Chainlink: The Middleware Layer for Real World Assets (RWA)
Chainlink’s utility is no longer merely providing the Bitcoin price feed to DeFi. The core of LINK's future growth lies in two crucial areas: Real World Assets (RWA) and Cross-Chain Security. Recent integrations underscore this pivot:
1. Cross-Chain Security with Symbiotic and Solv: The collaboration with Symbiotic and Solv to safeguard SolvBTC (a cross-chain tokenized solution) demonstrates that Chainlink's Decentralized Oracle Networks (DONs) are required as a fundamental security layer for secure, large-scale, cross-chain asset transfer. This use case is infinitely more valuable than simple price feeds.
2. Compliance and Tokenization with Brickken and ACE: Integrating tokenization platforms like Brickken with Chainlink’s services is critical for regulatory compliance. Chainlink provides not only price data but also Proof of Reserve services and regulatory-compliant data feeds, offering the cryptographic trust infrastructure that banks and financial institutions require to tokenize trillions of dollars in traditional assets. These moves position Chainlink as the essential middleware layer for realizing the tokenized economy.
The Revenue Enigma: CCIP vs. Off-Chain Billions
One persistent area of public concern is the meager $600 daily revenue generated by Chainlink’s Cross-Chain Interoperability Protocol (CCIP). While CCIP is touted as the 'inter-chain messaging standard,' this low figure alarms investors. However, one must understand that Chainlink’s valuation model is complex: a significant portion of its value is currently derived from data subscription fees paid by institutions and large projects that receive oracle services off-chain and privately. Claims of billions in off-chain settled value, while not yet verified by transparent, public audits, remain a point of contention. But there is no doubt that LINK's true value lies in the quality and security of its data essential for trillions in smart contracts not merely in CCIP gas fees. CCIP's low revenue suggests mass adoption of inter-chain messaging is still early, not that the product is a failure.

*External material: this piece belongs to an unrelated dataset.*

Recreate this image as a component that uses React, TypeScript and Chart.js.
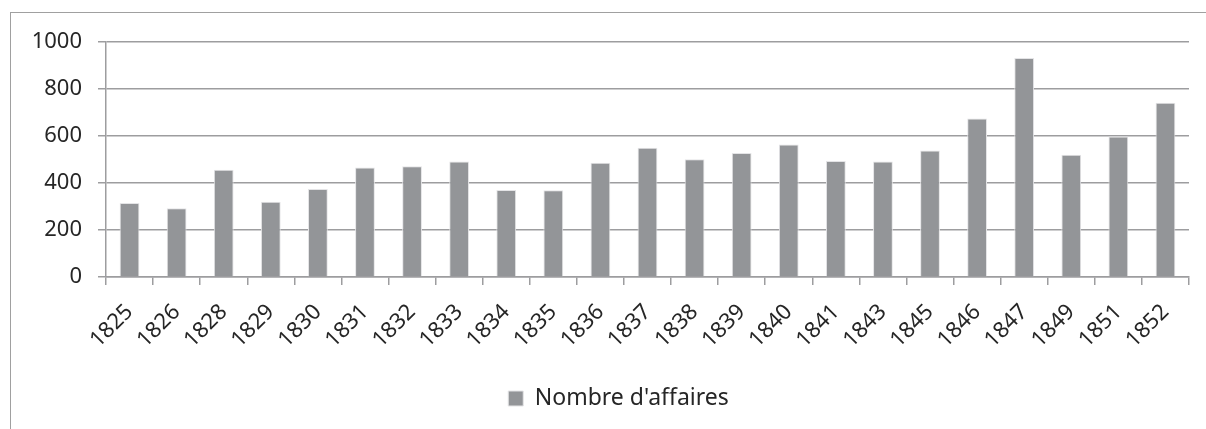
import React, { useEffect, useRef } from "react";
import { Chart, registerables } from "chart.js";

Chart.register(...registerables);

const years = ["1825","1826","1828","1829","1830","1831","1832","1833","1834","1835","1836","1837","1838","1839","1840","1841","1843","1845","1846","1847","1849","1851","1852"];
const affaires = [315, 293, 456, 320, 375, 466, 471, 491, 370, 369, 486, 550, 501, 528, 564, 494, 491, 538, 674, 932, 520, 598, 742];
const yTicks = [0, 200, 400, 600, 800, 1000];
const seriesLabel = "Nombre d'affaires";

const FONT = "'Noto Sans', 'Open Sans', sans-serif";
const TEXT = "#262626";
const GRID = "#9d9d9f";
const BAR = "#939598";

const legendShift = {
  id: "legendShift",
  afterLayout(chart: any) {
    const lg = chart.legend;
    if (lg) {
      lg.left += 16;
      lg.right += 16;
    }
  },
};

export default function App() {
  const ref = useRef<HTMLCanvasElement | null>(null);
  useEffect(() => {
    if (!ref.current) return;
    const chart = new Chart(ref.current, {
      type: "bar",
      data: {
        labels: years,
        datasets: [
          {
            label: seriesLabel,
            data: affaires,
            backgroundColor: BAR,
            borderColor: "#e4e4e6",
            borderWidth: 1,
            barPercentage: 0.42,
            categoryPercentage: 1,
          },
        ],
      },
      plugins: [legendShift],
      options: {
        responsive: false,
        animation: false,
        devicePixelRatio: 1,
        layout: { padding: { left: 16, right: 17, top: 42, bottom: 9 } },
        plugins: {
          tooltip: { enabled: false },
          legend: {
            position: "bottom",
            labels: {
              boxWidth: 15,
              boxHeight: 15,
              padding: 10,
              color: TEXT,
              font: { family: FONT, size: 23 },
            },
          },
        },
        scales: {
          x: {
            offset: true,
            grid: {
              offset: true,
              drawOnChartArea: false,
              drawTicks: true,
              tickLength: 8,
              color: GRID,
              lineWidth: 1.5,
            },
            border: { display: true, color: GRID, width: 1.5 },
            ticks: {
              minRotation: 45,
              maxRotation: 45,
              autoSkip: false,
              padding: 14,
              color: TEXT,
              font: { family: FONT, size: 22 },
            },
            afterFit: (s: any) => {
              s.height = 100;
            },
          },
          y: {
            min: 0,
            max: 1000,
            afterBuildTicks: (s: any) => {
              s.ticks = yTicks.map((v) => ({ value: v }));
            },
            grid: {
              color: GRID,
              lineWidth: 1.5,
              tickLength: 8,
            },
            border: { display: true, color: GRID, width: 1.5 },
            ticks: {
              padding: 16,
              color: TEXT,
              font: { family: FONT, size: 22 },
              callback: (v: any) => String(v),
            },
            afterFit: (s: any) => {
              s.width = 90;
            },
          },
        },
      },
    });
    return () => chart.destroy();
  }, []);
  return (
    <div>
      <div
        style={{
          position: "fixed",
          left: 10,
          top: 12,
          width: 1400,
          height: 600,
          borderLeft: "1px solid #a0a0a0",
          borderTop: "1px solid #a0a0a0",
          boxSizing: "border-box",
        }}
      />
      <canvas
        ref={ref}
        width={1206}
        height={429}
        style={{ position: "fixed", left: 0, top: 0, width: 1206, height: 429 }}
      />
    </div>
  );
}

Macroeconomic Catalysts and the ETF Narrative
The shift in the macroeconomic landscape, guided by the Federal Reserve, is directly bullish for Chainlink. Statements by Christopher Waller and Philip Jefferson regarding the 'strained' economy and the 40% probability of a December rate cut carry immense implications: Lower interest rates make DeFi yields more attractive, directly accelerating RWA adoption. Since RWA is entirely dependent on secure oracle data, Chainlink is the primary beneficiary of this liquidity flow. Furthermore, Chainlink ETF rumors are escalating, with some senior analysts projecting that ETF approval in 2025 could drive the price to $1800 in subsequent cycles. This projection elevates LINK to the status of an 'infrastructural investment' rather than a mere speculative altcoin.
The Final Strategy: The Moment of Decision
The November 18 drop to $13.42 presents a critical juncture. When the Fear and Greed Index hits 11 (extreme fear), 20-30% price rebounds often occur rapidly. For long-term holders, this accumulation zone, given the RWA and ETF outlook, is a historic opportunity to acquire an essential infrastructure asset at a discount. For short-term traders, the key condition is consolidation above $13.50, which activates the $15.00 target, and a definitive break above $14.50 opens the door for the Symmetrical Triangle target of $15.48. Chainlink is the bridge connecting trillions to the blockchain; temporary cracks in this bridge only attest to its deeper resilience against market pressure. The path forward, despite volatility, remains structurally bullish.